According to a recent study, a majority of surveyed districts used at least 26 different software applications to meet the needs of their needs. The demands of the front office are wholly different than the needs of a teacher's gradebook, the lunchroom's food service database and the transportation department's CRM. With a smattering of different systems employed, a range of potential security risks is all but inevitable.
Over 700 breaches of K-12 databases have been recognized in the United States since 2017 alone. Phishing schemes, ransomware attacks and denials-of-service tactics have been used to gain access to districts servers, steal sensitive information and hijack critical systems.
Such intrusions don't command sensationalist headlines as did Equifax, Yahoo or Facebook, so they've largely been able to fly under the radar of public awareness until very recently. The lack of publicity doesn't imply a lower level of danger - the risk such intrusions pose is startling, despite the common misconception that data held in a school’s servers is a low-opportunity target for cybercriminals. According to the Consortium of School Networking, educations is the "single most vulnerable vertical" of business sectors, edging out retail, finance and other "traditional" targets of cyber criminals.
History of Student Privacy 101
The groundwork for protecting student information is nothing new - the foundations were laid in 1974 with the passage of the Family Educations Rights and Privacy Act, or FERPA. However, the public's recognition of the need to improve how sensitive personal information is defended online is much more recent.
The most aggressive effort to protect privacy in the education sector came in 2016 via SOPIPA, the Student Online Personal Information Protection Act.

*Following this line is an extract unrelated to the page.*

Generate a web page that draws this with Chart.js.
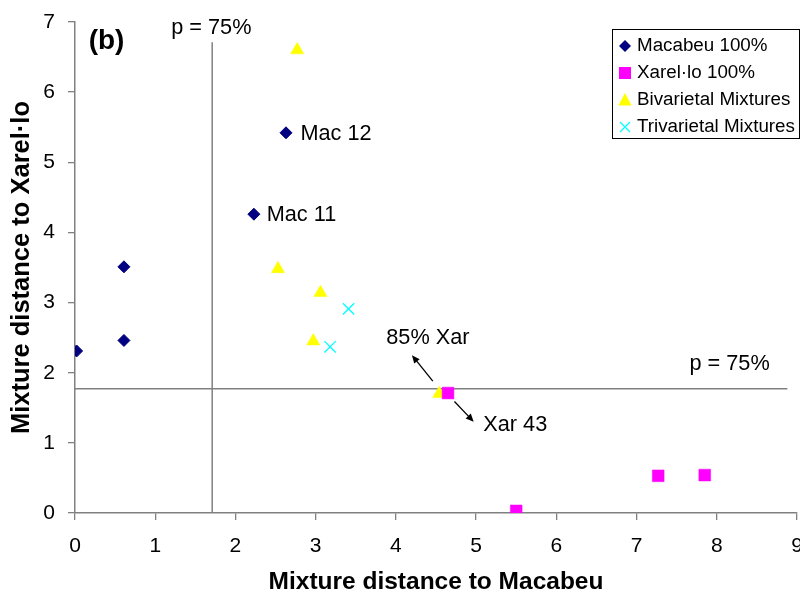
<!DOCTYPE html>
<html>
<head>
<meta charset="utf-8">
<script src="https://cdn.jsdelivr.net/npm/chart.js@4/dist/chart.umd.min.js"></script>
<style>
  html, body { margin: 0; padding: 0; background: #fff; }
  #wrap { width: 800px; height: 592px; }
</style>
</head>
<body>
<div id="wrap"><canvas id="distChart" width="800" height="592"></canvas></div>
<script>
// series values
const macX = [0.02, 0.61, 0.61, 2.23, 2.63];
const macY = [2.31, 3.51, 2.46, 4.26, 5.42];
const xarX = [4.65, 5.50, 7.27, 7.85];
const xarY = [1.71, 0.03, 0.53, 0.54];
const biX = [2.77, 2.53, 3.06, 2.97, 4.54];
const biY = [6.60, 3.48, 3.14, 2.45, 1.70];
const triX = [3.41, 3.18];
const triY = [2.91, 2.37];

const seriesNames = ['Macabeu 100%', 'Xarel\u00b7lo 100%', 'Bivarietal Mixtures', 'Trivarietal Mixtures'];

// p = 75% thresholds
const pLimitX = 1.71;
const pLimitY = 1.77;

const xTicks = [0, 1, 2, 3, 4, 5, 6, 7, 8, 9];
const yTicks = [0, 1, 2, 3, 4, 5, 6, 7];

const FONT = 'Arial, "Liberation Sans", sans-serif';

function pts(xs, ys) {
    return xs.map((x, i) => ({ x: x, y: ys[i] }));
}

// text notes and arrows, placed in data units
const notes = [
    { text: '(b)', x: 0.17, y: 6.73, bold: true, size: 28 },
    { text: 'p = 75%', x: 1.20, y: 6.92 },
    { text: 'p = 75%', x: 7.66, y: 2.12 },
    { text: 'Mac 12', x: 2.81, y: 5.41 },
    { text: 'Mac 11', x: 2.39, y: 4.25 },
    { text: '85% Xar', x: 3.88, y: 2.50 },
    { text: 'Xar 43', x: 5.09, y: 1.25 }
];
const arrows = [
    { x1: 4.46, y1: 1.88, x2: 4.20, y2: 2.25 },
    { x1: 4.73, y1: 1.59, x2: 4.97, y2: 1.30 }
];

function drawMarker(ctx, style, x, y, r, color) {
    ctx.fillStyle = color;
    ctx.strokeStyle = color;
    ctx.beginPath();
    if (style === 'rectRot') {
        ctx.moveTo(x, y - r); ctx.lineTo(x + r, y); ctx.lineTo(x, y + r); ctx.lineTo(x - r, y);
        ctx.closePath(); ctx.fill();
    } else if (style === 'rect') {
        ctx.rect(x - r, y - r, 2 * r, 2 * r); ctx.fill();
    } else if (style === 'triangle') {
        ctx.moveTo(x, y - r); ctx.lineTo(x + r * 0.95, y + r * 0.8); ctx.lineTo(x - r * 0.95, y + r * 0.8);
        ctx.closePath(); ctx.fill();
    } else if (style === 'crossRot') {
        ctx.lineWidth = 1.3;
        ctx.moveTo(x - r, y - r); ctx.lineTo(x + r, y + r);
        ctx.moveTo(x + r, y - r); ctx.lineTo(x - r, y + r);
        ctx.stroke();
    }
}

const notesPlugin = {
    id: 'notes',
    afterDatasetsDraw(chart) {
        const ctx = chart.ctx;
        const xs = chart.scales.x, ys = chart.scales.y;
        ctx.save();
        ctx.fillStyle = '#000';
        ctx.textAlign = 'left';
        ctx.textBaseline = 'middle';
        notes.forEach(n => {
            ctx.font = (n.bold ? 'bold ' : '') + (n.size || 21.7) + 'px ' + FONT;
            ctx.fillText(n.text, xs.getPixelForValue(n.x), ys.getPixelForValue(n.y));
        });
        ctx.strokeStyle = '#000';
        ctx.lineWidth = 1.3;
        arrows.forEach(a => {
            const x1 = xs.getPixelForValue(a.x1), y1 = ys.getPixelForValue(a.y1);
            const x2 = xs.getPixelForValue(a.x2), y2 = ys.getPixelForValue(a.y2);
            const ang = Math.atan2(y2 - y1, x2 - x1);
            const hl = 8, hw = 3.5;
            ctx.beginPath();
            ctx.moveTo(x1, y1);
            ctx.lineTo(x2 - Math.cos(ang) * hl * 0.8, y2 - Math.sin(ang) * hl * 0.8);
            ctx.stroke();
            ctx.beginPath();
            ctx.moveTo(x2, y2);
            ctx.lineTo(x2 - Math.cos(ang) * hl - Math.sin(ang) * hw, y2 - Math.sin(ang) * hl + Math.cos(ang) * hw);
            ctx.lineTo(x2 - Math.cos(ang) * hl + Math.sin(ang) * hw, y2 - Math.sin(ang) * hl - Math.cos(ang) * hw);
            ctx.closePath();
            ctx.fill();
        });
        ctx.restore();
    }
};

const legendPlugin = {
    id: 'boxLegend',
    afterDraw(chart) {
        const ctx = chart.ctx;
        const area = chart.chartArea;
        const w = 188, h = 110;
        const left = area.right - w + 3, top = area.top + 7;
        ctx.save();
        ctx.fillStyle = '#fff';
        ctx.fillRect(left, top, w, h);
        ctx.strokeStyle = '#000';
        ctx.lineWidth = 1;
        ctx.strokeRect(left + 0.5, top + 0.5, w - 1, h - 1);
        const items = chart.data.datasets.filter(d => !d.refLine);
        const sizes = { rectRot: 6, rect: 6, triangle: 7, crossRot: 5 };
        items.forEach((d, i) => {
            const cy = top + 17 + i * 27;
            drawMarker(ctx, d.pointStyle, left + 13, cy, sizes[d.pointStyle], d.legendColor);
            ctx.fillStyle = '#000';
            ctx.font = '18.8px ' + FONT;
            ctx.textAlign = 'left';
            ctx.textBaseline = 'middle';
            ctx.fillText(d.label, left + 25, cy);
        });
        ctx.restore();
    }
};

const ctx = document.getElementById('distChart').getContext('2d');

const chart = new Chart(ctx, {
    type: 'scatter',
    data: {
        datasets: [
            {
                label: seriesNames[0], data: pts(macX, macY), order: 3,
                pointStyle: 'rectRot', pointRadius: 6, backgroundColor: '#000080',
                borderColor: '#000080', borderWidth: 1, legendColor: '#000080'
            },
            {
                label: seriesNames[1], data: pts(xarX, xarY), order: 1,
                pointStyle: 'rect', pointRadius: 8.3, backgroundColor: '#ff00ff',
                borderColor: '#ff00ff', borderWidth: 0.5, legendColor: '#ff00ff'
            },
            {
                label: seriesNames[2], data: pts(biX, biY), order: 2,
                pointStyle: 'triangle', pointRadius: 7.6, backgroundColor: '#ffff00',
                borderColor: '#ffff00', borderWidth: 0.5, legendColor: '#ffff00'
            },
            {
                label: seriesNames[3], data: pts(triX, triY), order: 0,
                pointStyle: 'crossRot', pointRadius: 8, backgroundColor: '#00ffff',
                borderColor: '#00ffff', borderWidth: 1.3, legendColor: '#00ffff'
            },
            {
                label: 'p vertical', refLine: true, order: 10, showLine: true,
                data: [{ x: pLimitX, y: 0 }, { x: pLimitX, y: 6.71 }],
                borderColor: '#808080', borderWidth: 1.5, pointRadius: 0
            },
            {
                label: 'p horizontal', refLine: true, order: 10, showLine: true,
                data: [{ x: 0, y: pLimitY }, { x: 8.88, y: pLimitY }],
                borderColor: '#808080', borderWidth: 1.5, pointRadius: 0
            }
        ]
    },
    options: {
        responsive: false,
        animation: false,
        events: [],
        layout: { autoPadding: false, padding: { top: 22, right: 3, left: 0, bottom: 0 } },
        plugins: {
            legend: { display: false },
            tooltip: { enabled: false }
        },
        scales: {
            x: {
                type: 'linear', min: 0, max: 9,
                afterFit: s => { s.height = 79; s.paddingLeft = 0; s.paddingRight = 0; },
                afterBuildTicks: s => { s.ticks = xTicks.map(v => ({ value: v })); },
                grid: { drawOnChartArea: false, tickLength: 7, color: '#808080', lineWidth: 1.3 },
                border: { color: '#808080', width: 1.5 },
                ticks: { color: '#000', font: { family: FONT, size: 21 }, padding: 14, maxRotation: 0 },
                title: {
                    display: true, text: 'Mixture distance to Macabeu', color: '#000',
                    font: { family: FONT, size: 24.5, weight: 'bold', lineHeight: 0.8 }, padding: 0
                }
            },
            y: {
                type: 'linear', min: 0, max: 7,
                afterFit: s => { s.width = 75; s.paddingTop = 0; s.paddingBottom = 0; },
                afterBuildTicks: s => { s.ticks = yTicks.map(v => ({ value: v })); },
                grid: { drawOnChartArea: false, tickLength: 7, color: '#808080', lineWidth: 1.3 },
                border: { color: '#808080', width: 1.5 },
                ticks: { color: '#000', font: { family: FONT, size: 21 }, padding: 13 },
                title: {
                    display: true, text: 'Mixture distance to Xarel\u00b7lo', color: '#000',
                    font: { family: FONT, size: 25.5, weight: 'bold', lineHeight: 1 }, padding: { top: 9.5 }
                }
            }
        }
    },
    plugins: [notesPlugin, legendPlugin]
});
</script>
</body>
</html>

This piece of legislation was the first to formally define prohibitions against using student data for non-educational purposes, including profiling for advertising or marketing, and reselling data to outside entities. Additionally, education service providers are required to securely manage collected student data and provide a way for that data to be destroyed or removed from any database upon request.

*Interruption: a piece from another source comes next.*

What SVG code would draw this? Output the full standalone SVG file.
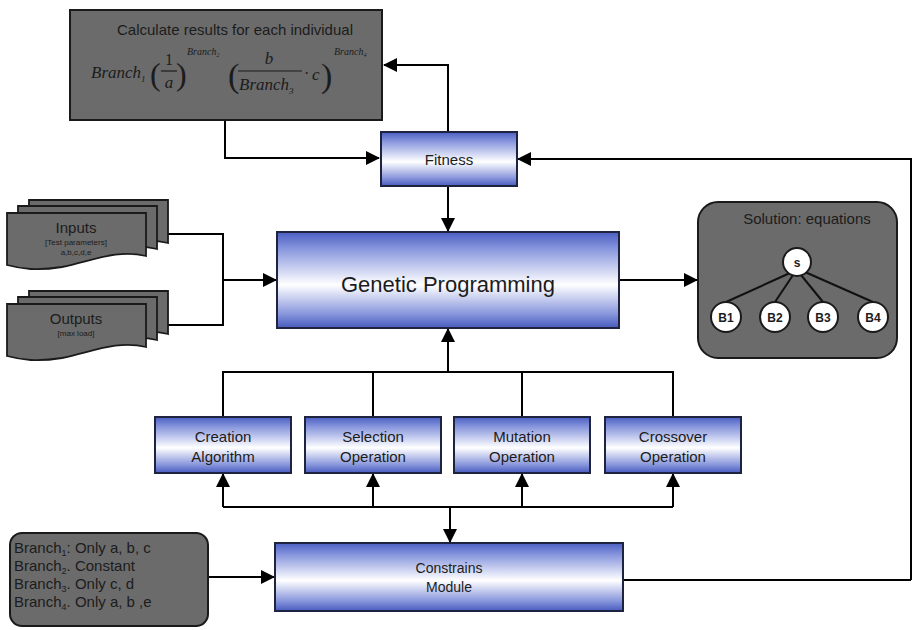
<svg xmlns="http://www.w3.org/2000/svg" width="913" height="630" viewBox="0 0 913 630">
<defs>
<linearGradient id="blue" x1="0" y1="0" x2="0" y2="1">
<stop offset="0" stop-color="#4a5ec2"/>
<stop offset="0.18" stop-color="#8a98de"/>
<stop offset="0.55" stop-color="#ffffff"/>
<stop offset="0.85" stop-color="#8997dc"/>
<stop offset="1" stop-color="#485bbf"/>
</linearGradient>
<marker id="arr" markerWidth="14" markerHeight="14" refX="13" refY="7" orient="auto" markerUnits="userSpaceOnUse">
<path d="M0,0 L14,7 L0,14 Z" fill="#000"/>
</marker>
<path id="doc" d="M0,0 H139 V43 C110,36 85,48 55,54 C30,58 15,56 0,52 Z"/>
</defs>
<style>
.gp{fill:url(#blue);stroke:#1e2440;stroke-width:2}
.gray{fill:#6b6b6b;stroke:#1a1a1a;stroke-width:2}
.doc{fill:#6b6b6b;stroke:#1a1a1a;stroke-width:1.8}
.t{font-family:"Liberation Sans",Arial,sans-serif;fill:#1c1c1c;text-anchor:middle}
.m{font-family:"Liberation Serif","Times New Roman",serif;font-style:italic;fill:#1c1c1c}
.p{font-family:"Liberation Serif","Times New Roman",serif;fill:#1c1c1c}
.c{stroke:#000;stroke-width:2;fill:none}
.node{fill:#fff;stroke:#1a1a1a;stroke-width:2}
.tl{stroke:#111;stroke-width:2}
</style>

<g id="connectors">
<polyline class="c" points="448,132 448,65 384,65" marker-end="url(#arr)"/>
<polyline class="c" points="225,120 225,158 379,158" marker-end="url(#arr)"/>
<polyline class="c" points="911,580 911,159 518,159" marker-end="url(#arr)"/>
<line class="c" x1="623" y1="580" x2="911" y2="580"/>
<line class="c" x1="448" y1="186" x2="448" y2="231" marker-end="url(#arr)"/>
<polyline class="c" points="167,234 223,234 223,325 167,325"/>
<line class="c" x1="223" y1="280" x2="276" y2="280" marker-end="url(#arr)"/>
<line class="c" x1="620" y1="280" x2="697" y2="280" marker-end="url(#arr)"/>
<polyline class="c" points="223,417 223,372 673,372 673,417"/>
<line class="c" x1="373" y1="372" x2="373" y2="417"/>
<line class="c" x1="522" y1="372" x2="522" y2="417"/>
<line class="c" x1="448" y1="372" x2="448" y2="329" marker-end="url(#arr)"/>
<line class="c" x1="223" y1="507" x2="673" y2="507"/>
<line class="c" x1="223" y1="507" x2="223" y2="474" marker-end="url(#arr)"/>
<line class="c" x1="373" y1="507" x2="373" y2="474" marker-end="url(#arr)"/>
<line class="c" x1="522" y1="507" x2="522" y2="474" marker-end="url(#arr)"/>
<line class="c" x1="673" y1="507" x2="673" y2="474" marker-end="url(#arr)"/>
<line class="c" x1="450" y1="507" x2="450" y2="542" marker-end="url(#arr)"/>
<line class="c" x1="208" y1="577" x2="274" y2="577" marker-end="url(#arr)"/>
</g>

<g id="formula">
<rect class="gray" x="70" y="10" width="312" height="110"/>
<text class="t" x="235" y="35" font-size="15">Calculate results for each individual</text>
<text class="m" x="91" y="78" font-size="17">Branch<tspan font-size="9" dy="4">1</tspan></text>
<text class="p" x="150" y="85" font-size="32">(</text>
<text class="p" x="169" y="65" font-size="16" text-anchor="middle">1</text>
<line x1="161" y1="71" x2="177" y2="71" stroke="#1c1c1c" stroke-width="1.2"/>
<text class="m" x="169" y="88" font-size="17" text-anchor="middle">a</text>
<text class="p" x="176" y="85" font-size="32">)</text>
<text class="m" x="187" y="55" font-size="10">Branch<tspan font-size="6" dy="2">2</tspan></text>
<text class="p" x="228" y="87" font-size="34">(</text>
<text class="m" x="269" y="64" font-size="17" text-anchor="middle">b</text>
<line x1="238" y1="71" x2="302" y2="71" stroke="#1c1c1c" stroke-width="1.2"/>
<text class="m" x="239" y="90" font-size="17">Branch<tspan font-size="9" dy="4">3</tspan></text>
<text class="p" x="304" y="79" font-size="16">·</text>
<text class="m" x="312" y="80" font-size="17">c</text>
<text class="p" x="321" y="87" font-size="34">)</text>
<text class="m" x="334" y="55" font-size="10">Branch<tspan font-size="6" dy="2">4</tspan></text>
</g>

<g id="fitness">
<rect class="gp" x="381" y="132" width="136" height="54"/>
<text class="t" x="449" y="165" font-size="15">Fitness</text>
</g>

<g id="inputs">
<use href="#doc" class="doc" x="29" y="200"/>
<use href="#doc" class="doc" x="18" y="206"/>
<use href="#doc" class="doc" x="7" y="213"/>
<text class="t" x="76" y="233" font-size="15">Inputs</text>
<text class="t" x="76" y="245" font-size="8">[Test parameters]</text>
<text class="t" x="76" y="255" font-size="8">a,b,c,d,e</text>
</g>

<g id="outputs">
<use href="#doc" class="doc" x="29" y="291"/>
<use href="#doc" class="doc" x="18" y="297"/>
<use href="#doc" class="doc" x="7" y="304"/>
<text class="t" x="76" y="324" font-size="15">Outputs</text>
<text class="t" x="76" y="336" font-size="8">[max load]</text>
</g>

<g id="genetic-programming">
<rect class="gp" x="277" y="232" width="342" height="96"/>
<text class="t" x="448" y="292" font-size="22">Genetic Programming</text>
</g>

<g id="solution">
<rect class="gray" x="698" y="202" width="199" height="156" rx="20"/>
<text class="t" x="807" y="224" font-size="15">Solution: equations</text>
<line class="tl" x1="790" y1="273" x2="726" y2="302"/>
<line class="tl" x1="793" y1="275" x2="775" y2="302"/>
<line class="tl" x1="801" y1="275" x2="823" y2="302"/>
<line class="tl" x1="805" y1="272" x2="873" y2="302"/>
<circle class="node" cx="797" cy="262" r="14"/>
<circle class="node" cx="726" cy="317" r="15"/>
<circle class="node" cx="775" cy="317" r="15"/>
<circle class="node" cx="823" cy="317" r="15"/>
<circle class="node" cx="873" cy="317" r="15"/>
<text class="t" x="797" y="267" font-size="12" font-weight="bold">s</text>
<text class="t" x="726" y="322" font-size="12" font-weight="bold">B1</text>
<text class="t" x="775" y="322" font-size="12" font-weight="bold">B2</text>
<text class="t" x="823" y="322" font-size="12" font-weight="bold">B3</text>
<text class="t" x="873" y="322" font-size="12" font-weight="bold">B4</text>
</g>

<g id="creation">
<rect class="gp" x="155" y="417" width="136" height="56"/>
<text class="t" x="223" y="442" font-size="15">Creation</text>
<text class="t" x="223" y="462" font-size="15">Algorithm</text>
</g>
<g id="selection">
<rect class="gp" x="305" y="417" width="136" height="56"/>
<text class="t" x="373" y="442" font-size="15">Selection</text>
<text class="t" x="373" y="462" font-size="15">Operation</text>
</g>
<g id="mutation">
<rect class="gp" x="454" y="417" width="136" height="56"/>
<text class="t" x="522" y="442" font-size="15">Mutation</text>
<text class="t" x="522" y="462" font-size="15">Operation</text>
</g>
<g id="crossover">
<rect class="gp" x="605" y="417" width="136" height="56"/>
<text class="t" x="673" y="442" font-size="15">Crossover</text>
<text class="t" x="673" y="462" font-size="15">Operation</text>
</g>

<g id="constraints">
<rect class="gp" x="275" y="543" width="348" height="68"/>
<text class="t" x="449" y="573" font-size="14">Constrains</text>
<text class="t" x="449" y="592" font-size="14">Module</text>
</g>

<g id="branches">
<rect class="gray" x="10" y="533" width="198" height="93" rx="12"/>
<g font-family="Liberation Sans, Arial, sans-serif" font-size="15" fill="#1c1c1c">
<text x="14" y="553">Branch<tspan font-size="9" dy="3">1</tspan><tspan dy="-3">: Only a, b, c</tspan></text>
<text x="14" y="571">Branch<tspan font-size="9" dy="3">2</tspan><tspan dy="-3">. Constant</tspan></text>
<text x="14" y="589">Branch<tspan font-size="9" dy="3">3</tspan><tspan dy="-3">. Only c, d</tspan></text>
<text x="14" y="607">Branch<tspan font-size="9" dy="3">4</tspan><tspan dy="-3">. Only a, b ,e</tspan></text>
</g>
</g>
</svg>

The Hardest Part is Getting Started
The easiest and most logical place to begin when addressing security is ensuring that all the various applications and software systems used within a district are integrated to the fullest extent possible. It's commonly accepted as truth that error by a human user is the biggest threat to security. By ensuring that all systems are automatically accessing the same high-quality information, the need for repeated manual corrections or redundant data-entry in each department are dramatically reduced or eliminated entirely. Automated sharing between programs helps to reduce the need for user access, and decreases the potential for a cyber event through an errant keystroke or accidental button selection while fostering confidence in users about the accuracy of that data.
Next in the line of defenses against a breach or intrusion is account management. Platforms without proper interoperability require manual account creation across a dozen or more different software systems for new students or staff members. The most immediately recognized costs of this approach are poorly spent time and resources coupled with greater odds of inaccurate data. More importantly, though not as obvious, is security. Every system that requires manual user access to create or manage user accounts represents a potential point of intrusion, illicit access, or breached security protocols.

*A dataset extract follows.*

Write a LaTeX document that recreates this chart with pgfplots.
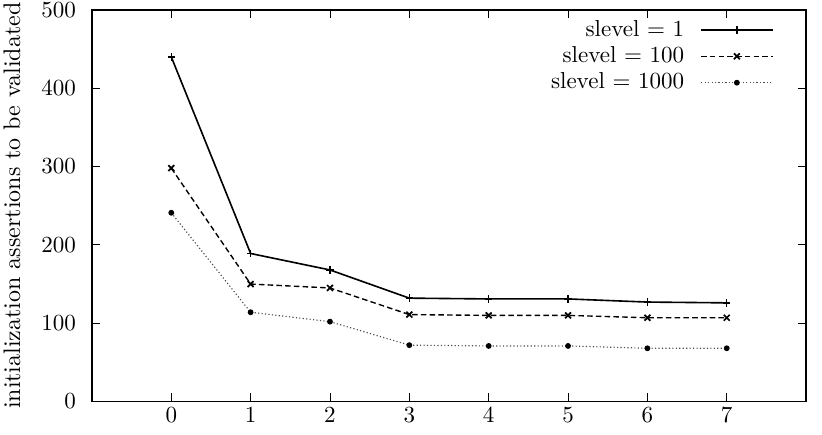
\documentclass[border=0pt]{standalone}
\usepackage{pgfplots}
\pgfplotsset{compat=1.18}
\begin{document}
\begin{tikzpicture}
\begin{axis}[
  width=310pt, height=170pt, scale only axis,
  xmin=-1, xmax=8, ymin=0, ymax=500,
  xtick={0,...,7}, ytick={0,100,...,500},
  tick align=inside, major tick length=3.5pt,
  tick style={black, line width=0.4pt},
  axis line style={line width=0.65pt},
  yticklabel style={xshift=-3.4pt},
  xticklabel style={yshift=0.8pt},
  ylabel={initialization assertions to be validated},
  ylabel style={yshift=2.2pt, font=\fontsize{10.4}{12}\selectfont},
  legend style={draw=none, fill=none, at={(1,1)}, anchor=north east,
    xshift=-11pt, yshift=-0.3pt, font=\normalsize, row sep=-1pt},
  legend cell align=right,
  legend plot pos=right,
  legend image code/.code={%
    \path (0pt,0pt);
    \draw[mark repeat=2, mark phase=2]
      plot coordinates {(5pt,0pt) (20.5pt,0pt) (36pt,0pt)};},
]
\addplot[black, line width=0.7pt, mark=+, mark size=1.6pt, mark options={solid, line width=0.6pt}]
  coordinates {(0,440) (1,189) (2,168) (3,132) (4,131) (5,131) (6,127) (7,126)};
\addlegendentry{slevel = 1}
\addplot[black, line width=0.6pt, dash pattern=on 2.4pt off 1.4pt, mark=x, mark size=1.8pt, mark options={solid, line width=0.75pt}]
  coordinates {(0,298) (1,150) (2,145) (3,111) (4,110) (5,110) (6,107) (7,107)};
\addlegendentry{slevel = 100}
\addplot[black!70, line width=0.5pt, densely dotted, mark=*, mark size=1pt, mark options={solid, black}]
  coordinates {(0,241) (1,114) (2,102) (3,72) (4,71) (5,71) (6,68) (7,68)};
\addlegendentry{slevel = 1000}
\end{axis}
% fixed page margins around the axis box
\pgfresetboundingbox
\path ([shift={(-39.9pt,-14.3pt)}]current axis.south west)
  rectangle ([shift={(6.9pt,4.3pt)}]current axis.north east);
\end{tikzpicture}
\end{document}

When account creation and management can be synchronized using an efficient and automatic directory management tool, highly-sensitive data for students and staff can be rapidly shared across multiple districts from the district SIS or staff account management platform. Not only does this free up countless hours of time across departments and foster confidence in the quality of data, it also shrinks the pool of exploitable points of entry to a single hub. By limiting the need to access numerous systems for manual entry, the likelihood of data accuracy is magnified while minimizing the points of weakness and, therefore, liability.
Lastly, the biggest questions to ask when considering how data is handled are “Is my data moved off-server”, “Is off-site migration necessary”, “How is it protected during movement to and from my server”, and “What happens to my data while it’s gone”. From a district-side and service provider-side vantage point, the less any data is required to be moved between servers, the less existing vulnerability is present, and the more confidence you can have in the security and integrity of that data.
Some service providers take all the data in a district for whole-scale movement off-site with minimal transparency as to the “how”, “why”, “where” and “by whom” questions that are so crucial to privacy, integrity and security. From a protection and system defenses perspective, the most ideal solutions manage data on-prem, and allow approved users to retain full control and supervision of their information at all times. Those solutions that manage data inside existing information management systems without any migrations or batch exports provide a perk that can’t be quantified like time and money - the benefit of peace of mind!